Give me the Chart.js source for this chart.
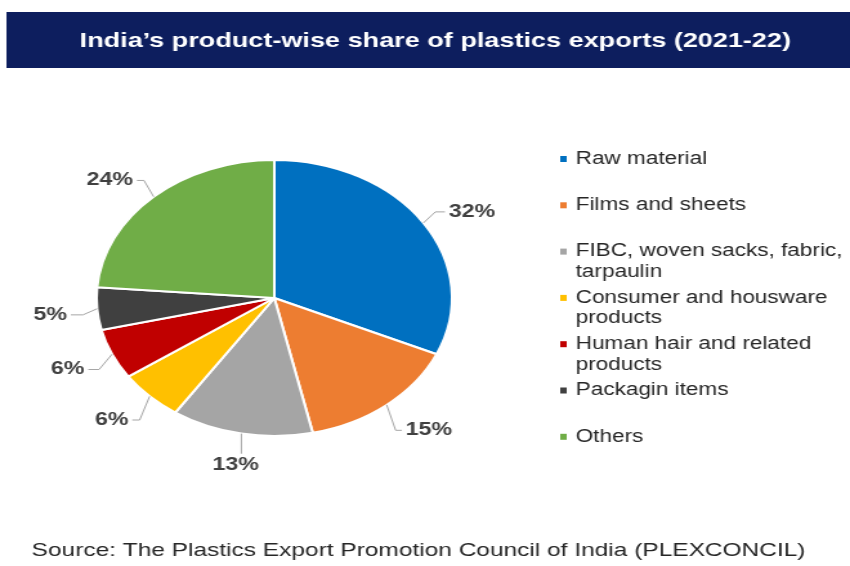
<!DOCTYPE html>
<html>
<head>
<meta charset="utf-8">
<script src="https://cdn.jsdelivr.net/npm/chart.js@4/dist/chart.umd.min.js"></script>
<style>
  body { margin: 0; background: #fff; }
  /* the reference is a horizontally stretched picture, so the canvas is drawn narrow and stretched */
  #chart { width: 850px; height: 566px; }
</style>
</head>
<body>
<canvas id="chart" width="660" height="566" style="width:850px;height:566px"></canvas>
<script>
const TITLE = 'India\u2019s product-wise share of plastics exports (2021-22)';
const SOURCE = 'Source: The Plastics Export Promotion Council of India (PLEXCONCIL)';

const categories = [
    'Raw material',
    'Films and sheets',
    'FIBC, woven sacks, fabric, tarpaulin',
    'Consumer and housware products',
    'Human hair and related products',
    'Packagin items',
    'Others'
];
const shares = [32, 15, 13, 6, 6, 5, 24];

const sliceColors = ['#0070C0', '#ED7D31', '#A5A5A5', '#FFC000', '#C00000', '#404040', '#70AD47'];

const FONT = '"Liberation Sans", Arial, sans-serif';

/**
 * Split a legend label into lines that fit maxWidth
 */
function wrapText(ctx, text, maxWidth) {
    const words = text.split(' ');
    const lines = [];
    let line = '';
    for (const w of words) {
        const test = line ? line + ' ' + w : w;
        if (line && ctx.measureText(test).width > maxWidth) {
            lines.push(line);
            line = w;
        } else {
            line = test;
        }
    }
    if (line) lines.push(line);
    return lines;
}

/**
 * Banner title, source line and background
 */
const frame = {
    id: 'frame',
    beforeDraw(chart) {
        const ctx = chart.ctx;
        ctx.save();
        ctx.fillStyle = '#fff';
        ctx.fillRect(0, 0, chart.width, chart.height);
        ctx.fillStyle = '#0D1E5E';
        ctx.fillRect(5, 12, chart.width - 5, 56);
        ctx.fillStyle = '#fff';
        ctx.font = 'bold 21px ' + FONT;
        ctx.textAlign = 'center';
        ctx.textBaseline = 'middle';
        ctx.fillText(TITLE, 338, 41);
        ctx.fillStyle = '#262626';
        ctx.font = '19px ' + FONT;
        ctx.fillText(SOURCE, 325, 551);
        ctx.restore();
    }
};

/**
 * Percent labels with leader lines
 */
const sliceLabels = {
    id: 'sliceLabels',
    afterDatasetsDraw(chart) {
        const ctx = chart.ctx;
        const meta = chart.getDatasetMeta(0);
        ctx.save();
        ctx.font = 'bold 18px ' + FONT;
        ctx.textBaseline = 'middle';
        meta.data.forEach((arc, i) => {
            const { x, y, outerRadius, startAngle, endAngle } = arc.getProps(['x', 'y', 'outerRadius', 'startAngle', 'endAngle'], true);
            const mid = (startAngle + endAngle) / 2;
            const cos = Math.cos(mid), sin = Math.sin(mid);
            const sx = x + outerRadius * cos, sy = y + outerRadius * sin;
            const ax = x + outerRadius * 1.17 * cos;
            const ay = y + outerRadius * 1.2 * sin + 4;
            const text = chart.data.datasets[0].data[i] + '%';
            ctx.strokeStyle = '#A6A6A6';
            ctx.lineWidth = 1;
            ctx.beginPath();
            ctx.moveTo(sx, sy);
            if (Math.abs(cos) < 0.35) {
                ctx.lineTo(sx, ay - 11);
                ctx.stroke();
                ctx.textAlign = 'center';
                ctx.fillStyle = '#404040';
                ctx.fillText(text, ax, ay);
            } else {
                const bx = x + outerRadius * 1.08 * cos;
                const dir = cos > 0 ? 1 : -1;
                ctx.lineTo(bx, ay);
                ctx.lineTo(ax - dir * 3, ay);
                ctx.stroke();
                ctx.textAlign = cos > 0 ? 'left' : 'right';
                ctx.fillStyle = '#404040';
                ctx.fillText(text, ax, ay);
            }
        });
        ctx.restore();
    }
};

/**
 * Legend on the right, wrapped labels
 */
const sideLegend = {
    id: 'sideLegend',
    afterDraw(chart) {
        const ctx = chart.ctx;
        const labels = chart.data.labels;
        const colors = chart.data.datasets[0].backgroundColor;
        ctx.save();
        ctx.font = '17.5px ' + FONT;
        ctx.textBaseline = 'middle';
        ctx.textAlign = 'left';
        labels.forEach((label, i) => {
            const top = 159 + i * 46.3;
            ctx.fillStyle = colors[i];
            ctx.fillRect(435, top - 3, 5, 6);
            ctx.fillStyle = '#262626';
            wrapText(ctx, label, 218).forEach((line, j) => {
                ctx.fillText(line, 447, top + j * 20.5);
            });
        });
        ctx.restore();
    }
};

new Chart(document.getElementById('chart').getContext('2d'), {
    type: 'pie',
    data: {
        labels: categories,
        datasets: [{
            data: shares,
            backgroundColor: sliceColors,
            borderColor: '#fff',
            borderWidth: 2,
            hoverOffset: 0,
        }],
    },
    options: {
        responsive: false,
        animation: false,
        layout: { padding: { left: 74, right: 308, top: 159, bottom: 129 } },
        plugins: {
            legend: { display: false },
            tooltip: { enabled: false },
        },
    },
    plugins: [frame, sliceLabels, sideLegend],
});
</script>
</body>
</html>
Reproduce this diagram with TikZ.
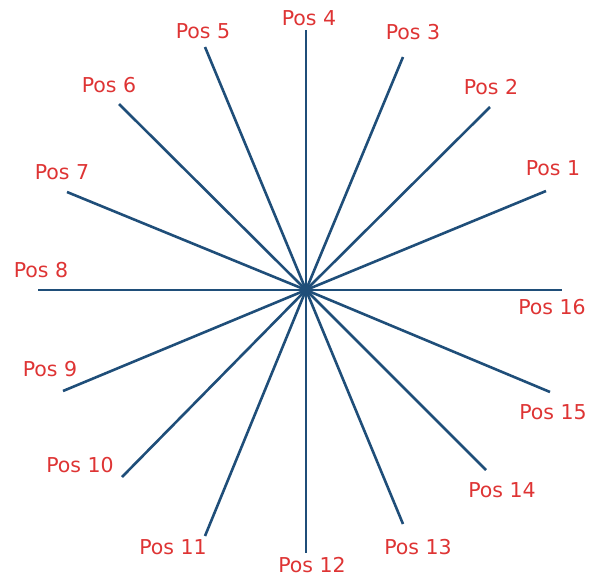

+++++

> _DO THIS_: Check each line of the records for "with" and copy the ones that contain it.

> _OUTPUT FOR THIS EXERCISE_:
 * Percent labels with leader lines
Reproduce this diagram with TikZ.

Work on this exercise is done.